_Problem_
Which lines below hold the word "this"? Copy all of them.

_Listed records_
>>>
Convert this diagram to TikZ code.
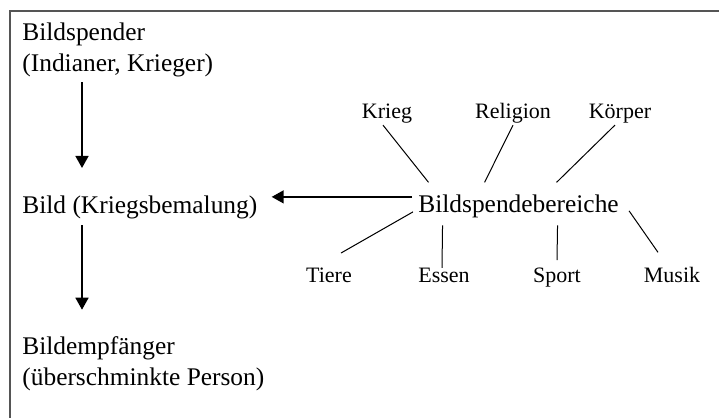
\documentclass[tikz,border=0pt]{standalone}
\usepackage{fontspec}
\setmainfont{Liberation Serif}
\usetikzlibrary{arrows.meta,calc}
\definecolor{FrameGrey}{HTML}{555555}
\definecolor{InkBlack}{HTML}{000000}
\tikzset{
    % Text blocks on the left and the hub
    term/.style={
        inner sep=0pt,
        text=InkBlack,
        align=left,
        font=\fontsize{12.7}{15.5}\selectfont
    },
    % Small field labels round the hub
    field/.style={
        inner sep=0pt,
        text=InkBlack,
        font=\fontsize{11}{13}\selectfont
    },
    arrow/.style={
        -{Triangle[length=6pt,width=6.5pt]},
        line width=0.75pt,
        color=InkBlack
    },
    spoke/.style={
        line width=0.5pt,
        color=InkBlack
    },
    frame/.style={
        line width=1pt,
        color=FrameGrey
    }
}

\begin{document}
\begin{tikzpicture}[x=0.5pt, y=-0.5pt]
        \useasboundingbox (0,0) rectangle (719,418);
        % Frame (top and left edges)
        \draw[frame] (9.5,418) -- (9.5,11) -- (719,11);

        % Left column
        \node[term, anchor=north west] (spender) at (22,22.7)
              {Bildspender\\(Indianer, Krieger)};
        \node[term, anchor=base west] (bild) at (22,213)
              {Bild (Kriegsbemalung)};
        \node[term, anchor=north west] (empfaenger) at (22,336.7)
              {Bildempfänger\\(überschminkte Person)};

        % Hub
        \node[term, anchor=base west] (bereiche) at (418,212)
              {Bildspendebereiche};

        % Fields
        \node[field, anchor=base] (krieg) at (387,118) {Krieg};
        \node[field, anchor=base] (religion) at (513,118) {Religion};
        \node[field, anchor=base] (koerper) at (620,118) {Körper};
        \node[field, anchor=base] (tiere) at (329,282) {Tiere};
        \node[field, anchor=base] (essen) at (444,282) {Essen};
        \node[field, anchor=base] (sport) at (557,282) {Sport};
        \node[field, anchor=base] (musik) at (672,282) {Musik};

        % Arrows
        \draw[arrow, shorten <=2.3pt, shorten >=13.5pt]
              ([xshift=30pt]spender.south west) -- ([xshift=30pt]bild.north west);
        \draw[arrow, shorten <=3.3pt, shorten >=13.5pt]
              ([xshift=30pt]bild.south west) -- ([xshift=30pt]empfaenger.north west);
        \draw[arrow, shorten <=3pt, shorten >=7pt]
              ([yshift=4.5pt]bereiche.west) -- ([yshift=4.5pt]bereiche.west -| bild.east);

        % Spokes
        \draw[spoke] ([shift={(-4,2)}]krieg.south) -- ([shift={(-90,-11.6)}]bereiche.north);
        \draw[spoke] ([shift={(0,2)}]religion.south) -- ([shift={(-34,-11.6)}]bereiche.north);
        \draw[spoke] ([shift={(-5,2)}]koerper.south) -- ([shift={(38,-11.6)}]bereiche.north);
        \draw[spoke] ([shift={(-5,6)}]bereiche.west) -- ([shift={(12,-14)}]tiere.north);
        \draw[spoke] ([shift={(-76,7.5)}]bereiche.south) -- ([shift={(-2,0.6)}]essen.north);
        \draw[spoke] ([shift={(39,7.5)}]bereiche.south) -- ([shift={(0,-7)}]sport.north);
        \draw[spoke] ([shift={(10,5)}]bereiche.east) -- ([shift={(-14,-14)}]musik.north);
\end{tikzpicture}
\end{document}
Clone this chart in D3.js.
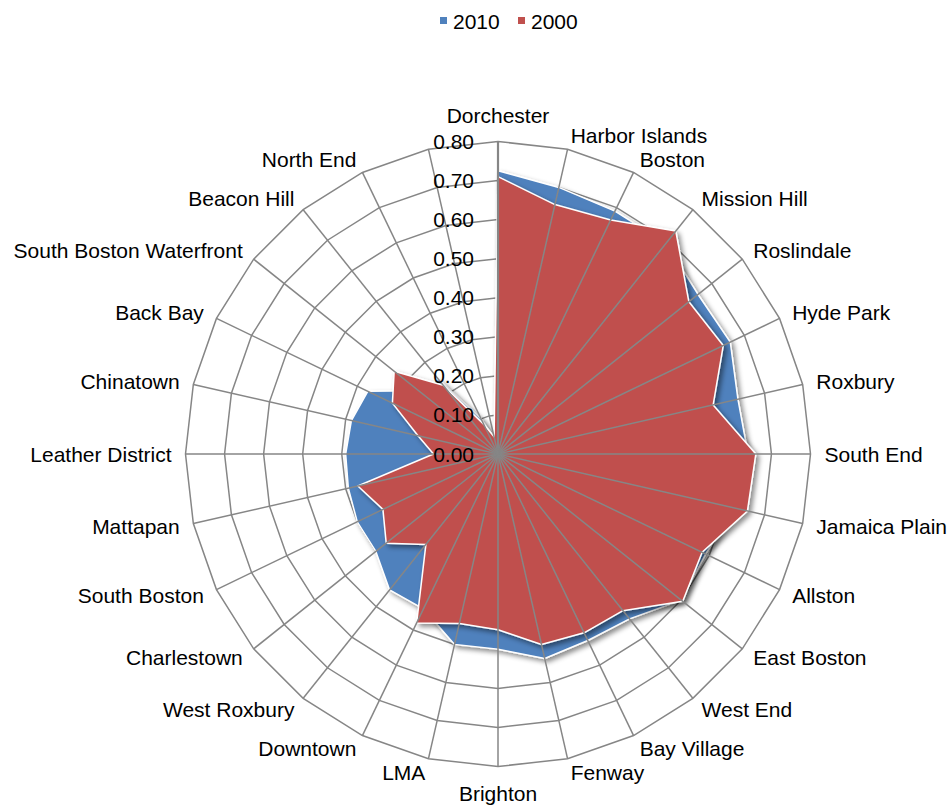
<<<
_Problem solution_
Convert this diagram to TikZ code.
Clone this chart in D3.js.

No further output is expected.